-- BEGIN Data provided --

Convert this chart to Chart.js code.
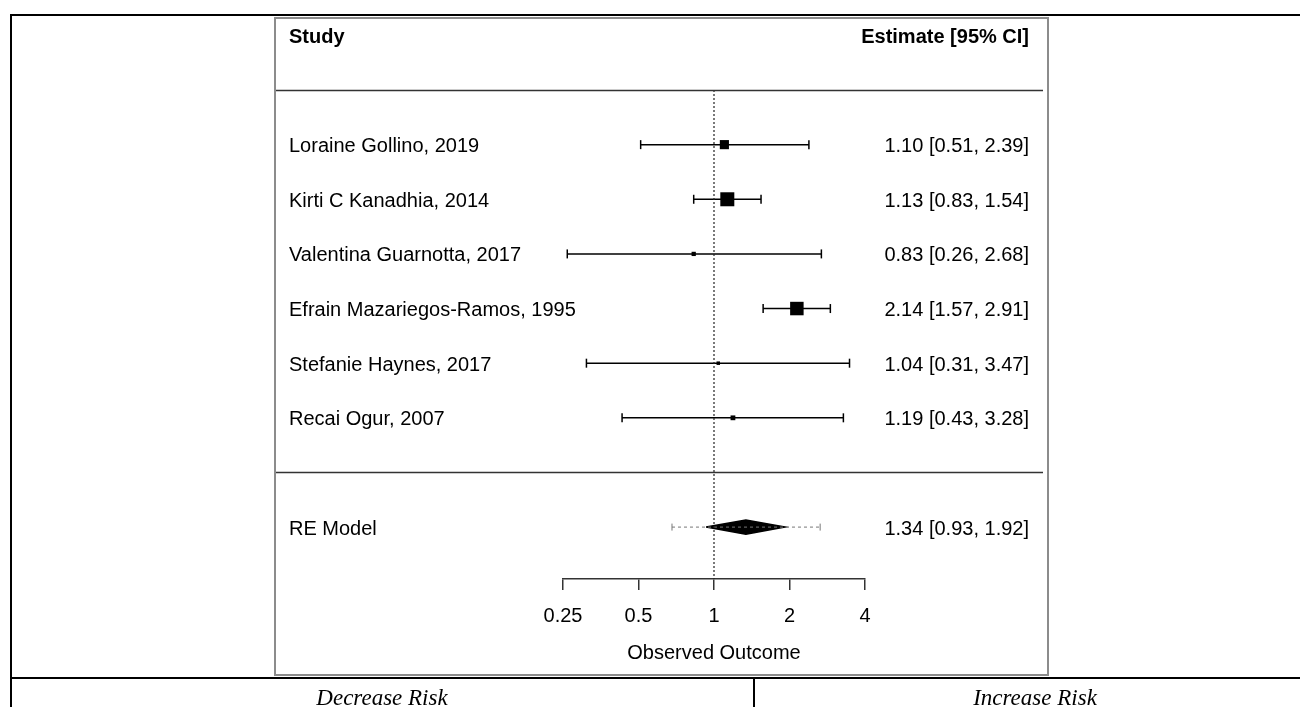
<!DOCTYPE html>
<html>
<head>
<meta charset="utf-8">
<script src="https://cdn.jsdelivr.net/npm/chart.js@4.4.1/dist/chart.umd.min.js"></script>
<style>
    html, body { margin: 0; padding: 0; background: #fff; }
    body { width: 1300px; height: 707px; position: relative; overflow: hidden; }
    #forest { position: absolute; left: 0; top: 0; }
    .rule { position: absolute; background: #000; }
    .frame { position: absolute; left: 274px; top: 17px; width: 775px; height: 659px;
             border: 2px solid #8c8c8c; box-sizing: border-box; }
    .risk { position: absolute; top: 685px; width: 400px; margin-left: -200px; text-align: center;
            font: italic 23px "Liberation Serif", "DejaVu Serif", serif; color: #000; }
</style>
</head>
<body>
<canvas id="forest" width="1300" height="707"></canvas>
<div class="frame"></div>
<div class="rule" style="left:10px; top:14px; width:1290px; height:2px;"></div>
<div class="rule" style="left:10px; top:14px; width:2px; height:693px;"></div>
<div class="rule" style="left:10px; top:677px; width:1290px; height:2px;"></div>
<div class="rule" style="left:753px; top:677px; width:2px; height:30px;"></div>
<div class="risk" style="left:382px;">Decrease Risk</div>
<div class="risk" style="left:1035px;">Increase Risk</div>

<script>
// Study data
const studies = [
    'Loraine Gollino, 2019',
    'Kirti C Kanadhia, 2014',
    'Valentina Guarnotta, 2017',
    'Efrain Mazariegos-Ramos, 1995',
    'Stefanie Haynes, 2017',
    'Recai Ogur, 2007'
];
const estimates = [1.10, 1.13, 0.83, 2.14, 1.04, 1.19];
const lower = [0.51, 0.83, 0.26, 1.57, 0.31, 0.43];
const upper = [2.39, 1.54, 2.68, 2.91, 3.47, 3.28];
const weights = [18.5, 28.0, 9.0, 27.0, 7.5, 10.0];
const rows = [6, 5, 4, 3, 2, 1];

// Random-effects summary
const reLabel = 'RE Model';
const reRow = -1;
const reEstimate = 1.34;
const reLower = 0.93;
const reUpper = 1.92;
const piLower = 0.68;
const piUpper = 2.65;

// Axis
const tickValues = [0.25, 0.5, 1, 2, 4];
const tickLabels = ['0.25', '0.5', '1', '2', '4'];
const axisTitle = 'Observed Outcome';
const headerLeft = 'Study';
const headerRight = 'Estimate [95% CI]';

const FONT = '"Liberation Sans", Arial, sans-serif';
const TEXT_NUDGE = 2; // canvas 'middle' sits a bit high for this font

function fmtCI(est, lo, hi) {
    return est.toFixed(2) + ' [' + lo.toFixed(2) + ', ' + hi.toFixed(2) + ']';
}

// square side grows linearly with weight (as metafor does)
const wMin = Math.min(...weights);
const wMax = Math.max(...weights);
const squareRadius = weights.map(w => (3.5 + (w - wMin) / (wMax - wMin) * 10.5) / Math.SQRT2);

const datasets = [];

// reference line at 1
datasets.push({
    data: [{ x: 1, y: 7 }, { x: 1, y: -1.95 }],
    borderColor: '#222',
    borderWidth: 1.2,
    borderDash: [2, 2],
    pointRadius: 0
});

// confidence intervals with end caps
studies.forEach((s, i) => {
    datasets.push({
        data: [{ x: lower[i], y: rows[i] }, { x: upper[i], y: rows[i] }],
        borderColor: '#000',
        borderWidth: 1.5,
        pointStyle: 'line',
        rotation: 90,
        pointRadius: 4.5,
        pointBorderWidth: 1.5,
        pointBorderColor: '#000'
    });
});

// weighted squares
datasets.push({
    data: studies.map((s, i) => ({ x: estimates[i], y: rows[i] })),
    showLine: false,
    pointStyle: 'rect',
    pointRadius: squareRadius,
    backgroundColor: '#000',
    pointBorderWidth: 0,
    borderColor: '#000'
});

// prediction interval (dotted)
datasets.push({
    data: [{ x: piLower, y: reRow }, { x: piUpper, y: reRow }],
    borderColor: '#777',
    borderWidth: 1,
    borderDash: [3, 3],
    pointStyle: 'line',
    rotation: 90,
    pointRadius: 3.5,
    pointBorderWidth: 1,
    pointBorderColor: '#777'
});

// summary diamond
const halfH = 0.13;
datasets.push({
    data: [
        { x: reLower, y: reRow },
        { x: reEstimate, y: reRow + halfH },
        { x: reUpper, y: reRow },
        { x: reEstimate, y: reRow - halfH },
        { x: reLower, y: reRow }
    ],
    borderColor: '#000',
    borderWidth: 1.5,
    backgroundColor: '#000',
    fill: 'shape',
    pointRadius: 0
});

// table text and rules drawn from the y scale
const forestText = {
    id: 'forestText',
    afterDatasetsDraw(chart) {
        const ctx = chart.ctx;
        const y = chart.scales.y;
        ctx.save();

        ctx.strokeStyle = '#333';
        ctx.lineWidth = 1.5;
        [7, 0].forEach(v => {
            const py = Math.round(y.getPixelForValue(v)) + 0.5;
            ctx.beginPath();
            ctx.moveTo(276, py);
            ctx.lineTo(1043, py);
            ctx.stroke();
        });

        ctx.fillStyle = '#000';
        ctx.textBaseline = 'middle';

        ctx.font = 'bold 20px ' + FONT;
        ctx.textAlign = 'left';
        ctx.fillText(headerLeft, 289, y.getPixelForValue(8) + TEXT_NUDGE);
        ctx.textAlign = 'right';
        ctx.fillText(headerRight, 1029, y.getPixelForValue(8) + TEXT_NUDGE);

        ctx.font = '20px ' + FONT;
        studies.forEach((s, i) => {
            const py = y.getPixelForValue(rows[i]) + TEXT_NUDGE;
            ctx.textAlign = 'left';
            ctx.fillText(s, 289, py);
            ctx.textAlign = 'right';
            ctx.fillText(fmtCI(estimates[i], lower[i], upper[i]), 1029, py);
        });
        const pr = y.getPixelForValue(reRow) + TEXT_NUDGE;
        ctx.textAlign = 'left';
        ctx.fillText(reLabel, 289, pr);
        ctx.textAlign = 'right';
        ctx.fillText(fmtCI(reEstimate, reLower, reUpper), 1029, pr);

        ctx.restore();
    }
};

new Chart(document.getElementById('forest').getContext('2d'), {
    type: 'line',
    data: { datasets: datasets },
    options: {
        responsive: false,
        animation: false,
        layout: { padding: { left: 563, right: 435, top: 90, bottom: 32 } },
        plugins: {
            legend: { display: false },
            tooltip: { enabled: false }
        },
        elements: { line: { tension: 0 } },
        scales: {
            x: {
                type: 'logarithmic',
                min: 0.25,
                max: 4,
                afterBuildTicks: scale => {
                    scale.ticks = tickValues.map(v => ({ value: v }));
                },
                afterFit: scale => { scale.height = 96; },
                ticks: {
                    autoSkip: false,
                    maxRotation: 0,
                    padding: 14,
                    color: '#000',
                    font: { family: FONT, size: 20 },
                    callback: (v) => tickLabels[tickValues.indexOf(v)]
                },
                grid: {
                    drawOnChartArea: false,
                    drawTicks: true,
                    tickLength: 11,
                    color: '#333',
                    lineWidth: 1.5
                },
                border: { display: true, color: '#333', width: 1.5 },
                title: {
                    display: true,
                    text: axisTitle,
                    color: '#000',
                    font: { family: FONT, size: 20 },
                    padding: { top: 0, bottom: 10 }
                }
            },
            y: {
                type: 'linear',
                min: -1.95,
                max: 7,
                display: false
            }
        }
    },
    plugins: [forestText]
});
</script>
</body>
</html>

-- END Data provided --

Instructions to follow: Reproduce the material in full, word for word, and omit the pictures.

Completed task:
Convert this chart to Chart.js code.
<!DOCTYPE html>
<html>
<head>
<meta charset="utf-8">
<script src="https://cdn.jsdelivr.net/npm/chart.js@4.4.1/dist/chart.umd.min.js"></script>
<style>
    html, body { margin: 0; padding: 0; background: #fff; }
    body { width: 1300px; height: 707px; position: relative; overflow: hidden; }
    #forest { position: absolute; left: 0; top: 0; }
    .rule { position: absolute; background: #000; }
    .frame { position: absolute; left: 274px; top: 17px; width: 775px; height: 659px;
             border: 2px solid #8c8c8c; box-sizing: border-box; }
    .risk { position: absolute; top: 685px; width: 400px; margin-left: -200px; text-align: center;
            font: italic 23px "Liberation Serif", "DejaVu Serif", serif; color: #000; }
</style>
</head>
<body>
<canvas id="forest" width="1300" height="707"></canvas>
<div class="frame"></div>
<div class="rule" style="left:10px; top:14px; width:1290px; height:2px;"></div>
<div class="rule" style="left:10px; top:14px; width:2px; height:693px;"></div>
<div class="rule" style="left:10px; top:677px; width:1290px; height:2px;"></div>
<div class="rule" style="left:753px; top:677px; width:2px; height:30px;"></div>
<div class="risk" style="left:382px;">Decrease Risk</div>
<div class="risk" style="left:1035px;">Increase Risk</div>

<script>
// Study data
const studies = [
    'Loraine Gollino, 2019',
    'Kirti C Kanadhia, 2014',
    'Valentina Guarnotta, 2017',
    'Efrain Mazariegos-Ramos, 1995',
    'Stefanie Haynes, 2017',
    'Recai Ogur, 2007'
];
const estimates = [1.10, 1.13, 0.83, 2.14, 1.04, 1.19];
const lower = [0.51, 0.83, 0.26, 1.57, 0.31, 0.43];
const upper = [2.39, 1.54, 2.68, 2.91, 3.47, 3.28];
const weights = [18.5, 28.0, 9.0, 27.0, 7.5, 10.0];
const rows = [6, 5, 4, 3, 2, 1];

// Random-effects summary
const reLabel = 'RE Model';
const reRow = -1;
const reEstimate = 1.34;
const reLower = 0.93;
const reUpper = 1.92;
const piLower = 0.68;
const piUpper = 2.65;

// Axis
const tickValues = [0.25, 0.5, 1, 2, 4];
const tickLabels = ['0.25', '0.5', '1', '2', '4'];
const axisTitle = 'Observed Outcome';
const headerLeft = 'Study';
const headerRight = 'Estimate [95% CI]';

const FONT = '"Liberation Sans", Arial, sans-serif';
const TEXT_NUDGE = 2; // canvas 'middle' sits a bit high for this font

function fmtCI(est, lo, hi) {
    return est.toFixed(2) + ' [' + lo.toFixed(2) + ', ' + hi.toFixed(2) + ']';
}

// square side grows linearly with weight (as metafor does)
const wMin = Math.min(...weights);
const wMax = Math.max(...weights);
const squareRadius = weights.map(w => (3.5 + (w - wMin) / (wMax - wMin) * 10.5) / Math.SQRT2);

const datasets = [];

// reference line at 1
datasets.push({
    data: [{ x: 1, y: 7 }, { x: 1, y: -1.95 }],
    borderColor: '#222',
    borderWidth: 1.2,
    borderDash: [2, 2],
    pointRadius: 0
});

// confidence intervals with end caps
studies.forEach((s, i) => {
    datasets.push({
        data: [{ x: lower[i], y: rows[i] }, { x: upper[i], y: rows[i] }],
        borderColor: '#000',
        borderWidth: 1.5,
        pointStyle: 'line',
        rotation: 90,
        pointRadius: 4.5,
        pointBorderWidth: 1.5,
        pointBorderColor: '#000'
    });
});

// weighted squares
datasets.push({
    data: studies.map((s, i) => ({ x: estimates[i], y: rows[i] })),
    showLine: false,
    pointStyle: 'rect',
    pointRadius: squareRadius,
    backgroundColor: '#000',
    pointBorderWidth: 0,
    borderColor: '#000'
});

// prediction interval (dotted)
datasets.push({
    data: [{ x: piLower, y: reRow }, { x: piUpper, y: reRow }],
    borderColor: '#777',
    borderWidth: 1,
    borderDash: [3, 3],
    pointStyle: 'line',
    rotation: 90,
    pointRadius: 3.5,
    pointBorderWidth: 1,
    pointBorderColor: '#777'
});

// summary diamond
const halfH = 0.13;
datasets.push({
    data: [
        { x: reLower, y: reRow },
        { x: reEstimate, y: reRow + halfH },
        { x: reUpper, y: reRow },
        { x: reEstimate, y: reRow - halfH },
        { x: reLower, y: reRow }
    ],
    borderColor: '#000',
    borderWidth: 1.5,
    backgroundColor: '#000',
    fill: 'shape',
    pointRadius: 0
});

// table text and rules drawn from the y scale
const forestText = {
    id: 'forestText',
    afterDatasetsDraw(chart) {
        const ctx = chart.ctx;
        const y = chart.scales.y;
        ctx.save();

        ctx.strokeStyle = '#333';
        ctx.lineWidth = 1.5;
        [7, 0].forEach(v => {
            const py = Math.round(y.getPixelForValue(v)) + 0.5;
            ctx.beginPath();
            ctx.moveTo(276, py);
            ctx.lineTo(1043, py);
            ctx.stroke();
        });

        ctx.fillStyle = '#000';
        ctx.textBaseline = 'middle';

        ctx.font = 'bold 20px ' + FONT;
        ctx.textAlign = 'left';
        ctx.fillText(headerLeft, 289, y.getPixelForValue(8) + TEXT_NUDGE);
        ctx.textAlign = 'right';
        ctx.fillText(headerRight, 1029, y.getPixelForValue(8) + TEXT_NUDGE);

        ctx.font = '20px ' + FONT;
        studies.forEach((s, i) => {
            const py = y.getPixelForValue(rows[i]) + TEXT_NUDGE;
            ctx.textAlign = 'left';
            ctx.fillText(s, 289, py);
            ctx.textAlign = 'right';
            ctx.fillText(fmtCI(estimates[i], lower[i], upper[i]), 1029, py);
        });
        const pr = y.getPixelForValue(reRow) + TEXT_NUDGE;
        ctx.textAlign = 'left';
        ctx.fillText(reLabel, 289, pr);
        ctx.textAlign = 'right';
        ctx.fillText(fmtCI(reEstimate, reLower, reUpper), 1029, pr);

        ctx.restore();
    }
};

new Chart(document.getElementById('forest').getContext('2d'), {
    type: 'line',
    data: { datasets: datasets },
    options: {
        responsive: false,
        animation: false,
        layout: { padding: { left: 563, right: 435, top: 90, bottom: 32 } },
        plugins: {
            legend: { display: false },
            tooltip: { enabled: false }
        },
        elements: { line: { tension: 0 } },
        scales: {
            x: {
                type: 'logarithmic',
                min: 0.25,
                max: 4,
                afterBuildTicks: scale => {
                    scale.ticks = tickValues.map(v => ({ value: v }));
                },
                afterFit: scale => { scale.height = 96; },
                ticks: {
                    autoSkip: false,
                    maxRotation: 0,
                    padding: 14,
                    color: '#000',
                    font: { family: FONT, size: 20 },
                    callback: (v) => tickLabels[tickValues.indexOf(v)]
                },
                grid: {
                    drawOnChartArea: false,
                    drawTicks: true,
                    tickLength: 11,
                    color: '#333',
                    lineWidth: 1.5
                },
                border: { display: true, color: '#333', width: 1.5 },
                title: {
                    display: true,
                    text: axisTitle,
                    color: '#000',
                    font: { family: FONT, size: 20 },
                    padding: { top: 0, bottom: 10 }
                }
            },
            y: {
                type: 'linear',
                min: -1.95,
                max: 7,
                display: false
            }
        }
    },
    plugins: [forestText]
});
</script>
</body>
</html>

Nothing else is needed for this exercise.